Marconi lembra que o governo federal paga mais para a ampla
maioria das funções. "Como a participação deles no conjunto dos
funcionários públicos é bem maior em Brasilia, a média salarial dos servidores
nessa região é também mais elevada", diz o economista.
Ele destaca que diversas categorias de funcionários
receberam aumentos expressivos no governo Lula. "As carreiras já vinham
recebendo recomposições salariais no governo anterior e passaram a receber
ainda mais durante o governo Lula", diz Marconi. "Diversas carreiras
mais organizadas oferecem hoje salário inicial entre R$ 14 mil e R$ 18 mil.

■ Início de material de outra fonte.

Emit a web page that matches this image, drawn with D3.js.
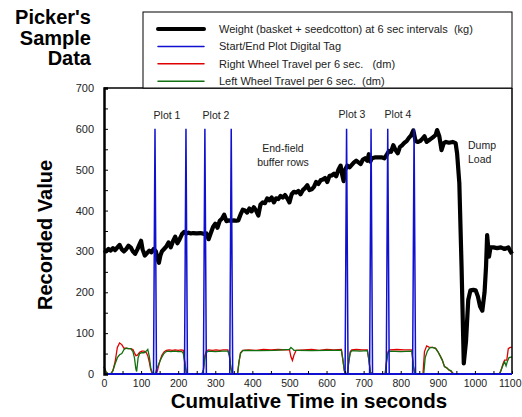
<!DOCTYPE html>
<html><head><meta charset="utf-8">
<script src="https://cdn.jsdelivr.net/npm/d3@7"></script>
<style>body{margin:0;background:#fff}svg{display:block;font-family:Arial,"Liberation Sans",sans-serif}text{white-space:pre}</style>
</head><body>
<svg id="c" width="522" height="417"></svg>
<script>
// ---- data (time in seconds, value) ----
const weight = [[0,303],[6,300],[12,306],[18,302],[24,308],[30,303],[36,310],[42,316],[48,305],[54,300],[60,306],[66,314],[72,310],[78,300],[84,294],[90,305],[96,318],[100,326],[104,305],[110,290],[116,296],[122,302],[128,298],[134,306],[140,300],[144,282],[148,272],[152,290],[156,300],[162,306],[168,312],[174,322],[180,310],[186,325],[192,336],[198,320],[204,330],[210,342],[216,348],[222,344],[228,346],[234,344],[240,345],[250,344],[260,345],[270,343],[276,344],[282,330],[288,345],[294,360],[300,368],[306,358],[312,375],[318,380],[324,390],[330,374],[336,376],[342,375],[350,376],[356,375],[362,376],[368,390],[374,402],[380,400],[386,395],[392,405],[398,398],[404,408],[410,400],[416,388],[422,415],[428,420],[434,418],[440,430],[446,425],[452,432],[458,420],[464,430],[470,428],[476,436],[482,432],[488,438],[494,430],[500,420],[506,440],[512,446],[518,444],[524,448],[530,440],[536,450],[542,455],[548,462],[554,450],[560,452],[566,458],[572,470],[578,465],[584,474],[590,476],[596,480],[602,470],[608,485],[614,486],[620,490],[626,484],[632,500],[638,510],[642,488],[646,472],[650,500],[656,510],[662,506],[668,512],[674,518],[680,522],[686,518],[692,514],[698,525],[704,528],[710,522],[714,538],[718,520],[722,528],[730,530],[740,530],[750,530],[756,528],[762,536],[768,546],[774,544],[780,560],[786,548],[792,540],[798,556],[804,560],[810,566],[816,570],[822,578],[828,584],[834,596],[840,570],[846,568],[852,570],[858,575],[864,582],[870,568],[876,572],[882,576],[888,580],[894,585],[898,597],[904,582],[910,548],[916,565],[922,568],[930,566],[940,568],[948,565],[952,540],[958,467],[964,263],[970,26],[976,80],[982,181],[988,205],[996,206],[1002,205],[1008,190],[1014,165],[1020,155],[1026,200],[1030,263],[1033,340],[1038,287],[1042,310],[1050,310],[1060,308],[1070,310],[1080,306],[1090,310],[1096,300],[1100,294]];

const tagTimes = [137.5, 221, 272, 343, 654, 720, 765, 836];
const tagPeak = 600;

const rightWheel = [[0,18],[6,4],[12,0],[18,0],[24,8],[30,30],[36,65],[42,76],[48,72],[54,63],[60,63],[66,62],[72,62],[78,60],[82,52],[86,45],[90,46],[96,53],[102,56],[108,56],[114,52],[118,45],[122,30],[126,10],[130,2],[134,0],[140,0],[144,8],[150,30],[156,46],[162,54],[168,58],[176,59],[184,58],[192,59],[200,58],[208,59],[214,58],[218,30],[222,2],[226,0],[264,0],[268,10],[272,45],[276,57],[282,59],[292,58],[302,59],[312,58],[322,59],[334,59],[338,45],[342,15],[346,0],[360,0],[364,30],[368,52],[374,58],[390,59],[410,58],[430,60],[450,59],[470,60],[490,59],[500,60],[504,42],[508,33],[512,46],[518,58],[540,59],[560,60],[580,58],[600,60],[620,59],[640,60],[644,35],[648,8],[652,0],[656,0],[660,30],[664,55],[668,59],[680,60],[696,59],[710,59],[714,35],[718,5],[722,0],[758,0],[762,35],[766,55],[770,59],[790,60],[810,59],[830,59],[834,20],[838,0],[860,0],[864,55],[870,69],[876,66],[886,65],[894,63],[900,55],[906,45],[912,34],[918,18],[924,15],[930,10],[936,6],[940,2],[944,0],[1066,0],[1070,8],[1076,26],[1080,34],[1086,34],[1090,62],[1095,65],[1100,65]];

const leftWheel = [[0,18],[6,4],[12,0],[18,0],[24,8],[30,25],[36,40],[42,47],[48,50],[54,60],[60,63],[66,62],[72,62],[78,55],[82,40],[86,12],[88,6],[92,40],[96,50],[102,52],[108,52],[114,56],[118,60],[122,44],[126,15],[130,4],[134,0],[138,0],[142,12],[148,25],[154,38],[160,48],[166,54],[172,56],[180,55],[190,56],[200,55],[210,55],[214,50],[218,25],[222,2],[226,0],[264,0],[268,10],[272,40],[276,53],[282,56],[300,55],[320,56],[334,56],[338,45],[342,15],[346,0],[360,0],[364,30],[368,50],[374,57],[380,58],[420,57],[460,58],[500,60],[504,65],[508,62],[512,58],[520,58],[560,57],[600,58],[640,58],[644,35],[648,8],[652,0],[656,0],[660,30],[664,52],[668,57],[690,56],[710,57],[714,35],[718,5],[722,0],[758,0],[762,30],[766,52],[770,56],[800,55],[830,56],[834,20],[838,0],[862,0],[866,40],[872,56],[878,64],[886,65],[894,63],[900,55],[906,45],[912,34],[918,18],[924,15],[930,10],[936,8],[940,2],[944,0],[1066,0],[1070,8],[1076,22],[1080,30],[1084,20],[1088,32],[1092,40],[1100,42]];

const yTicks = [0,100,200,300,400,500,600,700];
const xTicks = [0,100,200,300,400,500,600,700,800,900,1000,1100];
const legendItems = [
  {label:"Weight (basket + seedcotton) at 6 sec intervals  (kg)", color:"#000", w:4},
  {label:"Start/End Plot Digital Tag", color:"#1010d0", w:1.5},
  {label:"Right Wheel Travel per 6 sec.   (dm)", color:"#e00000", w:1.5},
  {label:"Left Wheel Travel per 6 sec.  (dm)", color:"#107010", w:1.5}
];
const titleLines = ["Picker's","Sample","Data"];

// ---- chart ----
const svg = d3.select("#c");
const L=104, R=512, T=88, B=374;
const x = d3.scaleLinear().domain([0,1100]).range([L,R]);
const y = d3.scaleLinear().domain([0,700]).range([B,T]);

// tag series
const tag = [[0,0]];
tagTimes.forEach(t=>{ tag.push([t-4,0],[t,tagPeak],[t+4,0]); });
tag.push([1100,0]);

const line = d3.line().x(d=>x(d[0])).y(d=>y(d[1]));
const g = svg.append("g");
g.append("path").datum(rightWheel).attr("d",line).attr("fill","none").attr("stroke","#e00000").attr("stroke-width",1.3);
g.append("path").datum(leftWheel).attr("d",line).attr("fill","none").attr("stroke","#107010").attr("stroke-width",1.3);
g.append("path").datum(weight).attr("d",line).attr("fill","none").attr("stroke","#000").attr("stroke-width",4.2).attr("stroke-linejoin","round");
g.append("path").datum(tag).attr("d",line).attr("fill","none").attr("stroke","#1010d0").attr("stroke-width",1.5);

// frame
svg.append("line").attr("x1",L).attr("x2",R).attr("y1",T).attr("y2",T).attr("stroke","#000").attr("stroke-width",1.5);
svg.append("line").attr("x1",R).attr("x2",R).attr("y1",T).attr("y2",B).attr("stroke","#000").attr("stroke-width",1.5);
svg.append("line").attr("x1",L).attr("x2",R).attr("y1",B).attr("y2",B).attr("stroke","#1010d0").attr("stroke-width",2);

// axes
const yAx = svg.append("g").attr("transform",`translate(${L},0)`)
  .call(d3.axisLeft(y).tickValues(d3.range(0,701,50)).tickSize(-4).tickFormat(d=>yTicks.includes(d)?d:"").tickPadding(10));
yAx.select(".domain").attr("stroke","#000").attr("stroke-width",2.5);
yAx.selectAll("text").attr("font-size",11).attr("fill","#222").attr("font-family","Arial, Liberation Sans, sans-serif");
const xAx = svg.append("g").attr("transform",`translate(0,${B})`)
  .call(d3.axisBottom(x).tickValues(d3.range(0,1101,50)).tickSize(-3).tickFormat(d=>xTicks.includes(d)?d:"").tickPadding(6));
xAx.select(".domain").remove();
xAx.selectAll("text").attr("font-size",10.5).attr("fill","#222").attr("font-family","Arial, Liberation Sans, sans-serif");
xAx.selectAll(".tick").filter(d=>d===1100).select("text").attr("text-anchor","end").attr("dx","9");

// axis titles
svg.append("text").attr("x",309).attr("y",408).attr("text-anchor","middle").attr("font-size",20.5).attr("font-weight","bold").text("Cumulative Time in seconds");
svg.append("text").attr("transform","translate(52,235) rotate(-90)").attr("text-anchor","middle").attr("font-size",20).attr("font-weight","bold").text("Recorded Value");

// title
titleLines.forEach((s,i)=>{
  svg.append("text").attr("x",91).attr("y",24+i*20.5).attr("text-anchor","end").attr("font-size",20).attr("font-weight","bold").text(s);
});

// legend
const lg = svg.append("g");
lg.append("rect").attr("x",143).attr("y",12).attr("width",369).attr("height",76).attr("fill","#fff").attr("stroke","#000").attr("stroke-width",1);
legendItems.forEach((d,i)=>{
  const yy = 29 + i*17.4;
  lg.append("line").attr("x1",158).attr("x2",204).attr("y1",yy).attr("y2",yy).attr("stroke",d.color).attr("stroke-width",d.w).attr("stroke-linecap","round");
  lg.append("text").attr("x",219).attr("y",yy+4).attr("font-size",11).attr("fill","#222").text(d.label);
});

// annotations
const ann = [
  {lines:["Plot 1"], px:167, py:119, anchor:"middle"},
  {lines:["Plot 2"], px:216, py:119, anchor:"middle"},
  {lines:["Plot 3"], px:352, py:118, anchor:"middle"},
  {lines:["Plot 4"], px:398, py:118, anchor:"middle"},
  {lines:["End-field","buffer rows"], px:283, py:152, anchor:"middle"},
  {lines:["Dump","Load"], px:468, py:149, anchor:"start"}
];
ann.forEach(a=>{
  a.lines.forEach((s,i)=>svg.append("text").attr("x",a.px).attr("y",a.py+i*13.5).attr("text-anchor",a.anchor).attr("font-size",10.5).attr("fill","#222").text(s));
});
</script>
</body></html>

Parece um pouco desproporcional em relação à situação do setor privado. Um
jovem recém-formado, que recebe isso no setor privado, é uma raríssima
exceção."
Coordenador do Centro de Políticas Públicas do Insper,
Naercio Menezes Filho diz não ver problemas no fato de os funcionários públicos
ganharem mais. A questão, para ele, é que falta uma gestão melhor no setor
público, com preocupação com produtividade, cobrança e a definição de metas.
"Esse é o problema central no central público", afirma ele. A falta
de prestação de contas e de metas pode contribuir para os funcionários se
acomodarem, num ambiente em que em geral há menos progressão ao longo da
carreira do que no setor privado. "A meritocracia funciona menos no setor
público do que no setor privado", diz Menezes, reiterando que, para ele, o
problema não é a diferença salarial em relação ao setor privado.
Marconi ressalta ainda que o governo precisa dar mais
atenção à gestão de seus recursos humanos, um componente fundamental de
qualquer estratégia eficiente de políticas públicas, "e mesmo de
desenvolvimento". Segundo ele, é preciso fazer um planejamento da força de
trabalho que identifique o perfil, a quantidade e a necessidade de alocação de
funcionários, guiando a política de recursos humanos com base no resultado
desse trabalho. "Isso geraria maior eficiência e redução de gastos com
pessoal."
Ao fazer a comparação de salários, Marconi estabeleceu
alguns filtros. Ele incluiu apenas trabalhadores entre 18 e 74 anos, com
salários superiores a R$ 100 por mês. "Buscamos, com isso, eliminar
algumas situações muito precárias no setor privado que não são observados no
setor público", afirma ele. "Ao não considerar os mais idosos,
eliminamos pessoas que podem estar já aposentadas e ganhando menos em algum
emprego mais precário. Assim, aproximamos um pouco mais as condições nos dois
mercados de trabalho."
Na média do Brasil, Marconi considerou apenas os empregados
do setor privado com carteira assinada, e a comparação foi feita com o salário
de funcionários estatutários e militares. No caso de Brasília, essa
diferenciação não foi feita, porque as amostras ficariam muito pequenas. Ele
observa ainda que a Pnad contínua não possibilita a separação por esfera de
governo. Os funcionários municipais, que são maioria, recebem em geral uma
remuneração mais próxima da iniciativa privada. "Para os estaduais, a
diferença é um pouco maior e é realmente mais ampla para os federais."